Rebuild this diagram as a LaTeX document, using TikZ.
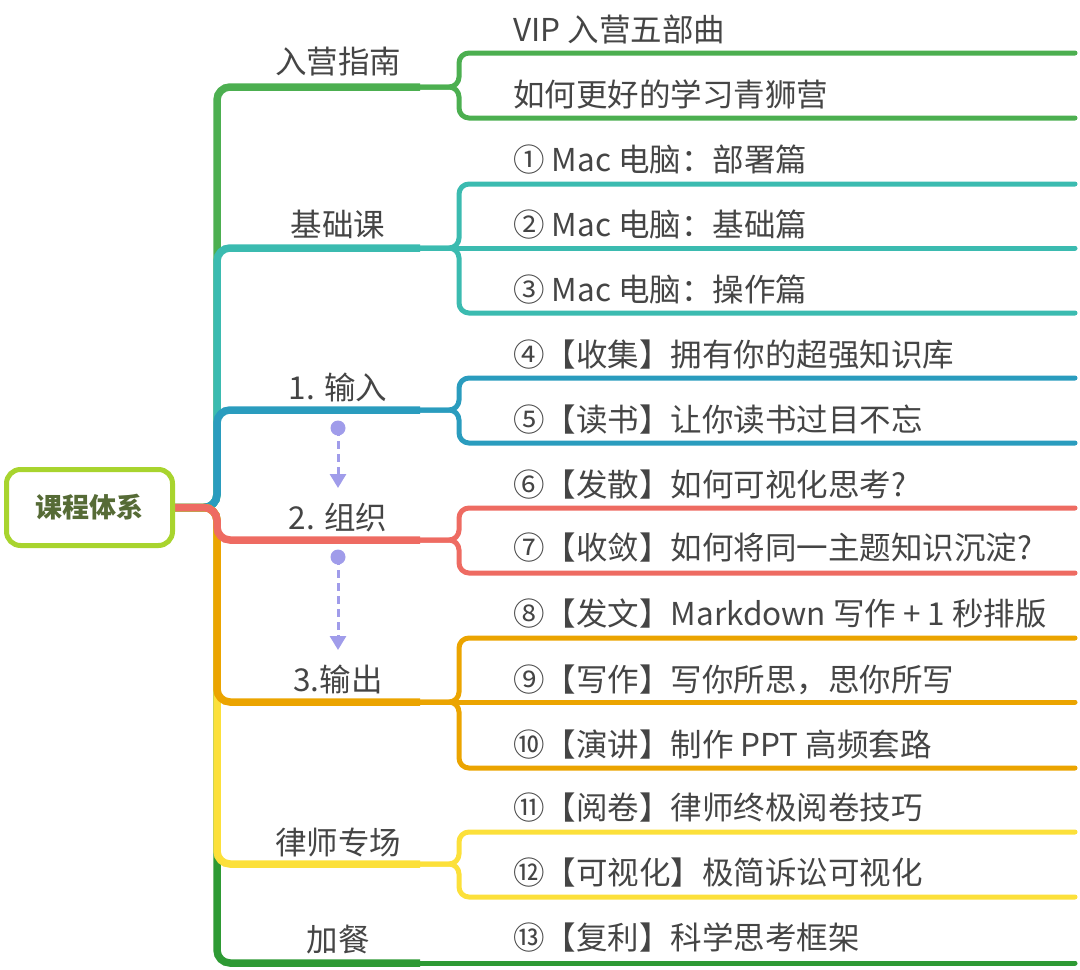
\documentclass[tikz,border=0pt]{standalone}
\usepackage{fontspec}
\setmainfont{Noto Sans CJK SC}
\usetikzlibrary{arrows.meta}
\definecolor{cgreen}{HTML}{4CAF50}
\definecolor{cteal}{HTML}{3BBBB0}
\definecolor{cblue}{HTML}{2A9CBE}
\definecolor{cred}{HTML}{EE6B62}
\definecolor{corange}{HTML}{EBA400}
\definecolor{cyellow}{HTML}{FCE03A}
\definecolor{cdkgreen}{HTML}{2E9A34}
\definecolor{clav}{HTML}{A09CEA}
\definecolor{clime}{HTML}{A8D42E}
\definecolor{colive}{HTML}{566B36}
\definecolor{txt}{HTML}{454545}
\begin{document}
\begin{tikzpicture}[x=1pt,y=-1pt,
  lbl/.style={text=txt, font=\fontsize{31.5}{36}\selectfont, inner sep=0pt, text height=0.88em, text depth=0.12em, yshift=-7.5pt},
  leaf/.style={lbl, anchor=west},
  topic/.style={lbl, anchor=center},
  trunk/.style={line width=7.5pt, rounded corners=13pt},
  twig/.style={line width=5pt, rounded corners=10pt, line cap=round},
  flow/.style={clav, line width=3pt, dash pattern=on 8pt off 5pt, -{Triangle[width=16pt,length=14pt]}},
  rootbox/.style={draw=clime, line width=5pt, rounded corners=14pt, minimum width=166pt, minimum height=76pt, text=colive, font=\bfseries\fontsize{27}{30}\selectfont, inner sep=0pt}
]
\useasboundingbox (0,0) rectangle (1080,970);
\coordinate (hub) at (217,507.5);
\coordinate (rootE) at (170,507.5);

% ---------- upper branches (outer first) ----------
% 入营指南
\draw[cgreen, trunk] (rootE) -- (hub) -- (217,87) -- (420,87);
\draw[cgreen, twig] (410,87) -- (459,87) -- (459,53) -- (1075,53);
\draw[cgreen, twig] (410,87) -- (459,87) -- (459,118) -- (1075,118);
% 基础课
\draw[cteal, trunk] (rootE) -- (hub) -- (217,248) -- (420,248);
\draw[cteal, twig] (410,248) -- (459,248) -- (459,184) -- (1075,184);
\draw[cteal, twig] (410,248) -- (1075,248);
\draw[cteal, twig] (410,248) -- (459,248) -- (459,313) -- (1075,313);
% 1. 输入
\draw[cblue, trunk] (rootE) -- (hub) -- (217,410) -- (420,410);
\draw[cblue, twig] (410,410) -- (459,410) -- (459,378) -- (1075,378);
\draw[cblue, twig] (410,410) -- (459,410) -- (459,443) -- (1075,443);

% ---------- lower branches (outer first) ----------
% 加餐
\draw[cdkgreen, trunk] (rootE) -- (hub) -- (217,963) -- (420,963);
\draw[cdkgreen, twig] (410,963) -- (1075,963);
% 律师专场
\draw[cyellow, trunk] (rootE) -- (hub) -- (217,864) -- (420,864);
\draw[cyellow, twig] (410,864) -- (459,864) -- (459,832) -- (1075,832);
\draw[cyellow, twig] (410,864) -- (459,864) -- (459,897) -- (1075,897);
% 3.输出
\draw[corange, trunk] (rootE) -- (hub) -- (217,702) -- (420,702);
\draw[corange, twig] (410,702) -- (459,702) -- (459,638) -- (1075,638);
\draw[corange, twig] (410,702) -- (1075,702);
\draw[corange, twig] (410,702) -- (459,702) -- (459,768) -- (1075,768);
% 2. 组织
\draw[cred, trunk] (rootE) -- (hub) -- (217,540) -- (420,540);
\draw[cred, twig] (410,540) -- (459,540) -- (459,508) -- (1075,508);
\draw[cred, twig] (410,540) -- (459,540) -- (459,573) -- (1075,573);

% ---------- root ----------
\node[rootbox, fill=white] (root) at (89.5,507.5) {课程体系};

% ---------- topics ----------
\node[topic] (t1) at (338,62) {入营指南};
\node[topic] (t2) at (338,225) {基础课};
\node[topic] (t3) at (338,388) {1. 输入};
\node[topic] (t4) at (338,518) {2. 组织};
\node[topic] (t5) at (338,680) {3.输出};
\node[topic] (t6) at (338,843) {律师专场};
\node[topic] (t7) at (338,940) {加餐};

% ---------- leaves ----------
\node[leaf] (l1) at (513,30) {VIP 入营五部曲};
\node[leaf] (l2) at (513,95) {如何更好的学习青狮营};
\node[leaf] (l3) at (513,160) {① Mac 电脑：部署篇};
\node[leaf] (l4) at (513,225) {② Mac 电脑：基础篇};
\node[leaf] (l5) at (513,290) {③ Mac 电脑：操作篇};
\node[leaf] (l6) at (513,355) {④【收集】拥有你的超强知识库};
\node[leaf] (l7) at (513,420) {⑤【读书】让你读书过目不忘};
\node[leaf] (l8) at (513,485) {⑥【发散】如何可视化思考?};
\node[leaf] (l9) at (513,548) {⑦【收敛】如何将同一主题知识沉淀?};
\node[leaf] (l10) at (513,614) {⑧【发文】Markdown 写作 + 1 秒排版};
\node[leaf] (l11) at (513,680) {⑨【写作】写你所思，思你所写};
\node[leaf] (l12) at (513,745) {⑩【演讲】制作 PPT 高频套路};
\node[leaf] (l13) at (513,808) {⑪【阅卷】律师终极阅卷技巧};
\node[leaf] (l14) at (513,873) {⑫【可视化】极简诉讼可视化};
\node[leaf] (l15) at (513,938) {⑬【复利】科学思考框架};

% ---------- flow arrows ----------
\coordinate (f1s) at (338,428);
\coordinate (f1e) at (338,488);
\coordinate (f2s) at (338,557);
\coordinate (f2e) at (338,650);
\fill[clav] (f1s) circle (7.5pt);
\draw[flow] (f1s) -- (f1e);
\fill[clav] (f2s) circle (7.5pt);
\draw[flow] (f2s) -- (f2e);
\end{tikzpicture}
\end{document}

Set task: Reproduce the whole listing exactly, but not the images in it.

Task output:
Rebuild this diagram as a LaTeX document, using TikZ.
\documentclass[tikz,border=0pt]{standalone}
\usepackage{fontspec}
\setmainfont{Noto Sans CJK SC}
\usetikzlibrary{arrows.meta}
\definecolor{cgreen}{HTML}{4CAF50}
\definecolor{cteal}{HTML}{3BBBB0}
\definecolor{cblue}{HTML}{2A9CBE}
\definecolor{cred}{HTML}{EE6B62}
\definecolor{corange}{HTML}{EBA400}
\definecolor{cyellow}{HTML}{FCE03A}
\definecolor{cdkgreen}{HTML}{2E9A34}
\definecolor{clav}{HTML}{A09CEA}
\definecolor{clime}{HTML}{A8D42E}
\definecolor{colive}{HTML}{566B36}
\definecolor{txt}{HTML}{454545}
\begin{document}
\begin{tikzpicture}[x=1pt,y=-1pt,
  lbl/.style={text=txt, font=\fontsize{31.5}{36}\selectfont, inner sep=0pt, text height=0.88em, text depth=0.12em, yshift=-7.5pt},
  leaf/.style={lbl, anchor=west},
  topic/.style={lbl, anchor=center},
  trunk/.style={line width=7.5pt, rounded corners=13pt},
  twig/.style={line width=5pt, rounded corners=10pt, line cap=round},
  flow/.style={clav, line width=3pt, dash pattern=on 8pt off 5pt, -{Triangle[width=16pt,length=14pt]}},
  rootbox/.style={draw=clime, line width=5pt, rounded corners=14pt, minimum width=166pt, minimum height=76pt, text=colive, font=\bfseries\fontsize{27}{30}\selectfont, inner sep=0pt}
]
\useasboundingbox (0,0) rectangle (1080,970);
\coordinate (hub) at (217,507.5);
\coordinate (rootE) at (170,507.5);

% ---------- upper branches (outer first) ----------
% 入营指南
\draw[cgreen, trunk] (rootE) -- (hub) -- (217,87) -- (420,87);
\draw[cgreen, twig] (410,87) -- (459,87) -- (459,53) -- (1075,53);
\draw[cgreen, twig] (410,87) -- (459,87) -- (459,118) -- (1075,118);
% 基础课
\draw[cteal, trunk] (rootE) -- (hub) -- (217,248) -- (420,248);
\draw[cteal, twig] (410,248) -- (459,248) -- (459,184) -- (1075,184);
\draw[cteal, twig] (410,248) -- (1075,248);
\draw[cteal, twig] (410,248) -- (459,248) -- (459,313) -- (1075,313);
% 1. 输入
\draw[cblue, trunk] (rootE) -- (hub) -- (217,410) -- (420,410);
\draw[cblue, twig] (410,410) -- (459,410) -- (459,378) -- (1075,378);
\draw[cblue, twig] (410,410) -- (459,410) -- (459,443) -- (1075,443);

% ---------- lower branches (outer first) ----------
% 加餐
\draw[cdkgreen, trunk] (rootE) -- (hub) -- (217,963) -- (420,963);
\draw[cdkgreen, twig] (410,963) -- (1075,963);
% 律师专场
\draw[cyellow, trunk] (rootE) -- (hub) -- (217,864) -- (420,864);
\draw[cyellow, twig] (410,864) -- (459,864) -- (459,832) -- (1075,832);
\draw[cyellow, twig] (410,864) -- (459,864) -- (459,897) -- (1075,897);
% 3.输出
\draw[corange, trunk] (rootE) -- (hub) -- (217,702) -- (420,702);
\draw[corange, twig] (410,702) -- (459,702) -- (459,638) -- (1075,638);
\draw[corange, twig] (410,702) -- (1075,702);
\draw[corange, twig] (410,702) -- (459,702) -- (459,768) -- (1075,768);
% 2. 组织
\draw[cred, trunk] (rootE) -- (hub) -- (217,540) -- (420,540);
\draw[cred, twig] (410,540) -- (459,540) -- (459,508) -- (1075,508);
\draw[cred, twig] (410,540) -- (459,540) -- (459,573) -- (1075,573);

% ---------- root ----------
\node[rootbox, fill=white] (root) at (89.5,507.5) {课程体系};

% ---------- topics ----------
\node[topic] (t1) at (338,62) {入营指南};
\node[topic] (t2) at (338,225) {基础课};
\node[topic] (t3) at (338,388) {1. 输入};
\node[topic] (t4) at (338,518) {2. 组织};
\node[topic] (t5) at (338,680) {3.输出};
\node[topic] (t6) at (338,843) {律师专场};
\node[topic] (t7) at (338,940) {加餐};

% ---------- leaves ----------
\node[leaf] (l1) at (513,30) {VIP 入营五部曲};
\node[leaf] (l2) at (513,95) {如何更好的学习青狮营};
\node[leaf] (l3) at (513,160) {① Mac 电脑：部署篇};
\node[leaf] (l4) at (513,225) {② Mac 电脑：基础篇};
\node[leaf] (l5) at (513,290) {③ Mac 电脑：操作篇};
\node[leaf] (l6) at (513,355) {④【收集】拥有你的超强知识库};
\node[leaf] (l7) at (513,420) {⑤【读书】让你读书过目不忘};
\node[leaf] (l8) at (513,485) {⑥【发散】如何可视化思考?};
\node[leaf] (l9) at (513,548) {⑦【收敛】如何将同一主题知识沉淀?};
\node[leaf] (l10) at (513,614) {⑧【发文】Markdown 写作 + 1 秒排版};
\node[leaf] (l11) at (513,680) {⑨【写作】写你所思，思你所写};
\node[leaf] (l12) at (513,745) {⑩【演讲】制作 PPT 高频套路};
\node[leaf] (l13) at (513,808) {⑪【阅卷】律师终极阅卷技巧};
\node[leaf] (l14) at (513,873) {⑫【可视化】极简诉讼可视化};
\node[leaf] (l15) at (513,938) {⑬【复利】科学思考框架};

% ---------- flow arrows ----------
\coordinate (f1s) at (338,428);
\coordinate (f1e) at (338,488);
\coordinate (f2s) at (338,557);
\coordinate (f2e) at (338,650);
\fill[clav] (f1s) circle (7.5pt);
\draw[flow] (f1s) -- (f1e);
\fill[clav] (f2s) circle (7.5pt);
\draw[flow] (f2s) -- (f2e);
\end{tikzpicture}
\end{document}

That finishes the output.